BUKU PUISI NUH KUN NUN
NUH, KUN, NUN,
judul awal buku
kumpulan puisi ini adalah Bu’ Randha (Bahasa Madura), yang
berarti Ibu Janda. Judul berubah setelah penerbit menerima naskah dan
menawarkan pertimbangan lain pada saya. Perubahan judul ini apakah membuat saya
kurang setuju? Sebaliknya, saya cukup bahagia. Puisi lebih universal; memberi
peluang bahwa ia bukan milik saya saja.
Antologi
ini menghimpun puisi-puisi saya dalam rentang waktu antara tahun 2018 hingga
2020. Menampung
fragmen-fragmen historis:
tertera muasal pelayaran Nusantara;
nasib rempah di-ke tanah-tanah asing, Madura dan
lingkup budayanya juga bermaujud
di dalamnya. Latar nuansa lokalitas semacam ini
merupakan pilihan penyelematan cagar budaya tak benda. Dengan harapan mampu
memberi refleksi dini pada diri sendiri, alangkah lebih berbahagia jika
bermanfaat bagi yang lain.
Saya
akui tidak akan mampu mempersatu jarak waktu, apalagi ingin kembali membuat
utuh masa lalu. Setiap saat, alam termasuk (kita) juga memiliki ruang gerak. Penggalan-penggalan
cerita, petuah, mitos kampung berseliwer di kepala. Semua itu hendak saya rekam
menjadi bagian puitik bahasa, sebelum kejenuhan merajalela, kemalasan menutup
rasa, dan asa menjadi tak berdaya, kadaluarsa di simpang jalan; tak tahu kemana
akan pulang?
50
judul puisi telah mewakili sebagian kebebasan saya untuk berbahasa. Bertamasya
ke dalam lorong-lorong empiris (pengalaman), estetis (keindahan), analis
(pengamatan). Mendedak hidup dari kacamata puisi dirasa berbeda dengan cara
mengulasnya dengan literasi lain. Puisi telah merebut peristiwa untuk tetap
indah, meskipun berurai airmata.
Biar
waktu berputar menemui rotasinya. Tugas manusia, menyeimbangkan hidup pada
jalurnya. Beragam pilihan, di antaranya menulis. Jika pilihan itu adalah menulis
(puisi), berarti kita sudah memilih jalan sunyi; jalan setapak untuk tidak melupa.
Teks,
wacana, saat ini terbuka lebar untuk ditafsir melalui pendekatan apa pun, untuk
maksud apa pun, tegantung pembaca beserta sejarah dan latar belakangnya.

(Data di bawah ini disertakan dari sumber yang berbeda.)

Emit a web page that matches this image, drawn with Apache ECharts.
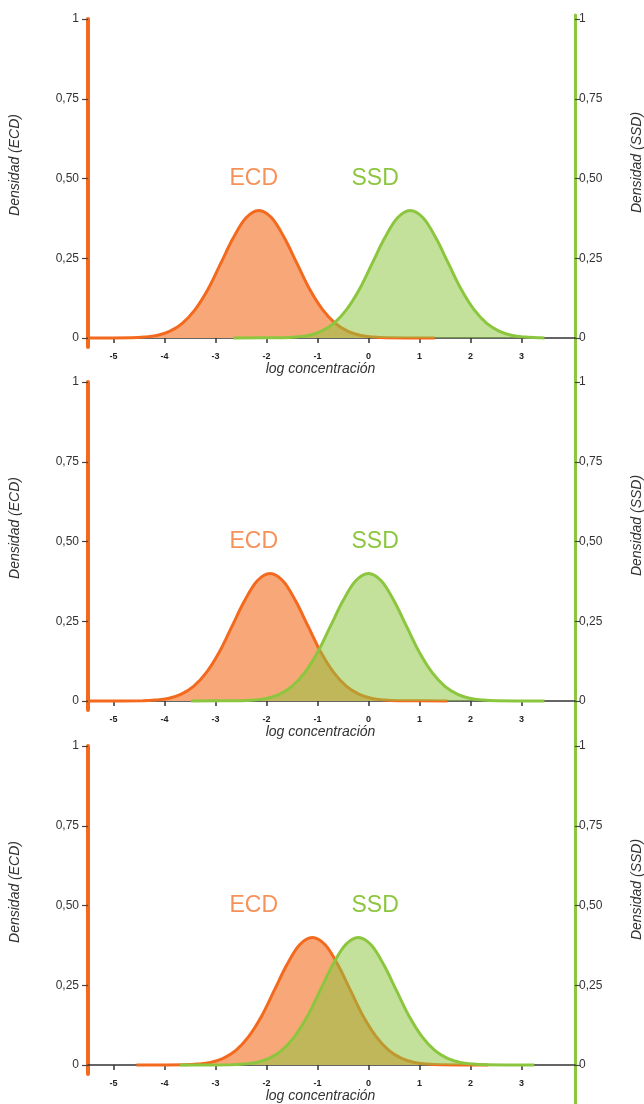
<!DOCTYPE html>
<html>
<head>
<meta charset="utf-8">
<script src="https://cdn.jsdelivr.net/npm/echarts@6/dist/echarts.min.js"></script>
<style>
  html, body { margin: 0; padding: 0; background: #fff; }
  #main { width: 644px; height: 1104px; }
</style>
</head>
<body>
<div id="main"></div>
<script>
// density curves, [log concentración, densidad]
var ecdTop = [[-5.5, 0], [-4.65, 0.001], [-4.4, 0.003], [-4.15, 0.008], [-3.9, 0.021], [-3.65, 0.046], [-3.4, 0.089], [-3.15, 0.152], [-2.9, 0.233], [-2.65, 0.314], [-2.4, 0.377], [-2.15, 0.400], [-1.9, 0.377], [-1.65, 0.314], [-1.4, 0.233], [-1.15, 0.152], [-0.9, 0.089], [-0.65, 0.046], [-0.4, 0.021], [-0.15, 0.008], [0.1, 0.003], [0.35, 0.001], [1.3, 0]];
var ssdTop = [[-2.65, 0], [-1.68, 0.001], [-1.43, 0.003], [-1.18, 0.008], [-0.93, 0.021], [-0.68, 0.046], [-0.43, 0.089], [-0.18, 0.152], [0.07, 0.233], [0.32, 0.314], [0.57, 0.377], [0.82, 0.400], [1.07, 0.377], [1.32, 0.314], [1.57, 0.233], [1.82, 0.152], [2.07, 0.089], [2.32, 0.046], [2.57, 0.021], [2.82, 0.008], [3.07, 0.003], [3.32, 0.001], [3.45, 0]];

var ecdMid = [[-5.5, 0], [-4.43, 0.001], [-4.18, 0.003], [-3.93, 0.008], [-3.68, 0.021], [-3.43, 0.046], [-3.18, 0.089], [-2.93, 0.152], [-2.68, 0.233], [-2.43, 0.314], [-2.18, 0.377], [-1.93, 0.400], [-1.68, 0.377], [-1.43, 0.314], [-1.18, 0.233], [-0.93, 0.152], [-0.68, 0.089], [-0.43, 0.046], [-0.18, 0.021], [0.07, 0.008], [0.32, 0.003], [0.57, 0.001], [1.55, 0]];
var ssdMid = [[-3.48, 0], [-2.5, 0.001], [-2.25, 0.003], [-2.0, 0.008], [-1.75, 0.021], [-1.5, 0.046], [-1.25, 0.089], [-1.0, 0.152], [-0.75, 0.233], [-0.5, 0.314], [-0.25, 0.377], [0, 0.400], [0.25, 0.377], [0.5, 0.314], [0.75, 0.233], [1.0, 0.152], [1.25, 0.089], [1.5, 0.046], [1.75, 0.021], [2.0, 0.008], [2.25, 0.003], [2.5, 0.001], [3.45, 0]];

var ecdLow = [[-4.55, 0], [-3.6, 0.001], [-3.35, 0.003], [-3.1, 0.008], [-2.85, 0.021], [-2.6, 0.046], [-2.35, 0.089], [-2.1, 0.152], [-1.85, 0.233], [-1.6, 0.314], [-1.35, 0.377], [-1.1, 0.400], [-0.85, 0.377], [-0.6, 0.314], [-0.35, 0.233], [-0.1, 0.152], [0.15, 0.089], [0.4, 0.046], [0.65, 0.021], [0.9, 0.008], [1.15, 0.003], [1.4, 0.001], [2.35, 0]];
var ssdLow = [[-3.7, 0], [-2.7, 0.001], [-2.45, 0.003], [-2.2, 0.008], [-1.95, 0.021], [-1.7, 0.046], [-1.45, 0.089], [-1.2, 0.152], [-0.95, 0.233], [-0.7, 0.314], [-0.45, 0.377], [-0.2, 0.400], [0.05, 0.377], [0.3, 0.314], [0.55, 0.233], [0.8, 0.152], [1.05, 0.089], [1.3, 0.046], [1.55, 0.021], [1.8, 0.008], [2.05, 0.003], [2.3, 0.001], [3.25, 0]];

var xTicks = [-5, -4, -3, -2, -1, 0, 1, 2, 3];
var yTicks = [0, 0.25, 0.5, 0.75, 1];
var ecdLabelAt = [-2.25, 0.5];
var ssdLabelAt = [0.13, 0.5];

var panels = [
  { ecd: ecdTop, ssd: ssdTop, top: 19 },
  { ecd: ecdMid, ssd: ssdMid, top: 382 },
  { ecd: ecdLow, ssd: ssdLow, top: 746 }
];

var orange = '#f36a1f';
var orangeFill = '#f8a878';
var green = '#8cc63f';
var greenFill = 'rgba(140,198,63,0.52)';
var font = 'Arial, "Liberation Sans", sans-serif';
var plotH = 319;

function densLabel(v) {
  if (v === 0) return '0';
  if (v === 1) return '1';
  return v.toFixed(2).replace('.', ',');
}

var grid = [], xAxis = [], yAxis = [], series = [];

panels.forEach(function (p, i) {
  // main plot + orange left axis (reaches a bit under 0)
  grid.push({ left: 88, right: 69, top: p.top, height: plotH * 1.028, outerBoundsMode: 'none' });
  // tall grid only used for the green right axis
  grid.push({ left: 88, right: 69, top: p.top - 4, height: plotH + 44, outerBoundsMode: 'none' });

  xAxis.push({
    type: 'value', gridIndex: 2 * i, min: -5.5, max: 4.05,
    name: 'log concentración', nameLocation: 'middle', nameGap: 14,
    nameTextStyle: { fontFamily: font, fontStyle: 'italic', fontSize: 14, color: '#333', padding: [0, 22, 0, 0] },
    axisLine: { onZero: true, lineStyle: { color: '#333', width: 1.5 } },
    axisTick: { customValues: xTicks, length: 5, lineStyle: { color: '#333', width: 1.5 } },
    axisLabel: { customValues: xTicks, fontFamily: font, fontSize: 9, fontWeight: 'bold', color: '#222', margin: 5 },
    splitLine: { show: false }
  });
  xAxis.push({ type: 'value', gridIndex: 2 * i + 1, min: 0, max: 1, show: false });

  yAxis.push({
    type: 'value', gridIndex: 2 * i, min: -0.028, max: 1,
    name: 'Densidad (ECD)', nameLocation: 'middle', nameGap: 66, nameRotate: 90,
    nameTextStyle: { fontFamily: font, fontStyle: 'italic', fontSize: 14, color: '#333', padding: [0, 0, 0, 36] },
    axisLine: { show: true, onZero: false, lineStyle: { color: orange, width: 4 } },
    axisTick: { show: true, customValues: yTicks, length: 6, lineStyle: { color: '#444', width: 1.2 } },
    axisLabel: { customValues: yTicks, formatter: densLabel, fontFamily: font, fontSize: 12, color: '#333', margin: 9 },
    splitLine: { show: false }
  });
  yAxis.push({
    type: 'value', gridIndex: 2 * i + 1, position: 'right', min: -40 / plotH, max: 1 + 4 / plotH,
    name: 'Densidad (SSD)', nameLocation: 'middle', nameGap: 55, nameRotate: 90,
    nameTextStyle: { fontFamily: font, fontStyle: 'italic', fontSize: 14, color: '#333', padding: [0, 0, 0, 68] },
    axisLine: { show: true, onZero: false, lineStyle: { color: green, width: 3 } },
    axisTick: { show: true, customValues: yTicks, length: 5, lineStyle: { color: '#444', width: 1.2 } },
    axisLabel: { customValues: yTicks, formatter: densLabel, fontFamily: font, fontSize: 12, color: '#333', margin: 4 },
    splitLine: { show: false }
  });

  series.push({
    type: 'line', xAxisIndex: 2 * i, yAxisIndex: 2 * i, data: p.ecd,
    smooth: 0.35, symbol: 'none', z: 2,
    lineStyle: { color: orange, width: 3 },
    areaStyle: { color: orangeFill, opacity: 1 },
    markPoint: {
      symbol: 'circle', symbolSize: 1, itemStyle: { color: 'transparent' },
      label: { show: true, position: 'inside', formatter: 'ECD', fontFamily: font, fontSize: 23, color: '#f5925a' },
      data: [{ coord: ecdLabelAt }]
    }
  });
  series.push({
    type: 'line', xAxisIndex: 2 * i, yAxisIndex: 2 * i, data: p.ssd,
    smooth: 0.35, symbol: 'none', z: 3,
    lineStyle: { color: green, width: 3 },
    areaStyle: { color: greenFill, opacity: 1 },
    markPoint: {
      symbol: 'circle', symbolSize: 1, itemStyle: { color: 'transparent' },
      label: { show: true, position: 'inside', formatter: 'SSD', fontFamily: font, fontSize: 23, color: green },
      data: [{ coord: ssdLabelAt }]
    }
  });
});

var chart = echarts.init(document.getElementById('main'));
chart.setOption({
  backgroundColor: '#fff',
  animation: false,
  grid: grid,
  xAxis: xAxis,
  yAxis: yAxis,
  series: series
});
</script>
</body>
</html>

Tulisan ini semoga bisa memberi sumbangan tertentu, baik secara tersirat maupun
tersurat: di antaranya nilai-nilai luhur, serta contoh tentang sesuatu karya
sastra dengan bentuknya.
Saya
ucapkan terima kasih kepada Mas Wawan dan penerbitnya yang sudah menjadi
perpanjangan tangan untuk menghadirkan karya saya lebih dekat ke hadapan
pembaca. Tak lupa kepada Bi Zai dan Mba’ Riz, orang-orang yang paling dekat
dengan proses penerbitan buku puisi ini.
Akhir
kata, kepada pembaca budiman; mudah-mudahan sehat, dan selalu dalam limpahan
keberkahan. Selamat menikmati di mana pun Anda berada.